Creating and running build containers for Gradle applications
The experience with Gradle is quite similar. I’ll use the sample Helidon application to demonstrate this.
Step 1: Clone the Helidon project.
git clone git@github.com:pushkarnk/helidon-hello.git && \
cd helidon-hello
Step 2: Add the Rockcraft plugin dependency
It is a very compact change to the build.gradle. See the third plugin-entry below:
plugins {
id 'java'
id 'application'
id 'io.github.rockcrafters.rockcraft' version '1.2.1'
}
Step 3: Run the Gradle build
I use the Gradle wrapper and specifiy the final push-build-rock goal.
./gradlew push-build-rock -i
This takes a few minutes to complete. After successful completion, you must find new images pushed to the local docker daemon.
$ docker image ls | more -3
REPOSITORY TAG IMAGE ID CREATED SIZE
build-helidon-hello 1.0.0 413a14c99997 10 minutes ago 390MB
build-helidon-hello latest 413a14c99997 10 minutes ago 390MB
Step 4: Build the application using this container
This step is, of course, very much similar to the same step in the Maven workflow above.
Optionally, you may delete the local build directory, the local .m2 cache and disconnect your environment from the internet.

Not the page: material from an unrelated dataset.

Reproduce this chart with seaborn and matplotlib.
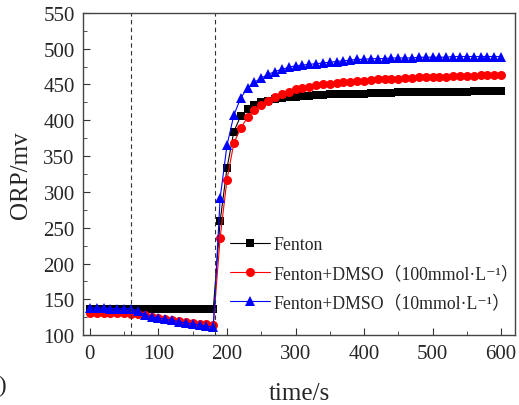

rm -rf ./build && rm -rf ~/.m2
Run the build-container.
docker run -v `pwd`:`pwd` \
--user $(id -u):$(id -g) \
--env PEBBLE=/tmp build-helidon-hello:latest \
exec build `pwd`
On successful completion, you must find the build directory recreated with the fat JAR. You may try launching the application using:
java -jar build/libs/helidon-hello-1.0.0.jar
You may now make changes to the application and repeat step 4. This is demonstrated in the screen-cast captured below.
To summarize, build containers are a novel approach to build an application in a controlled build environment. They have all the build dependencies pre-fetched. As a result, builds run faster and also within an air-gapped environment. You may use build container images in your GitHub Actions too. Just keep in mind that a change in the build-dependencies warrants a regeneration of the build container!
With this, I end the Java Application Containers on Ubuntu series. Thanks for staying on!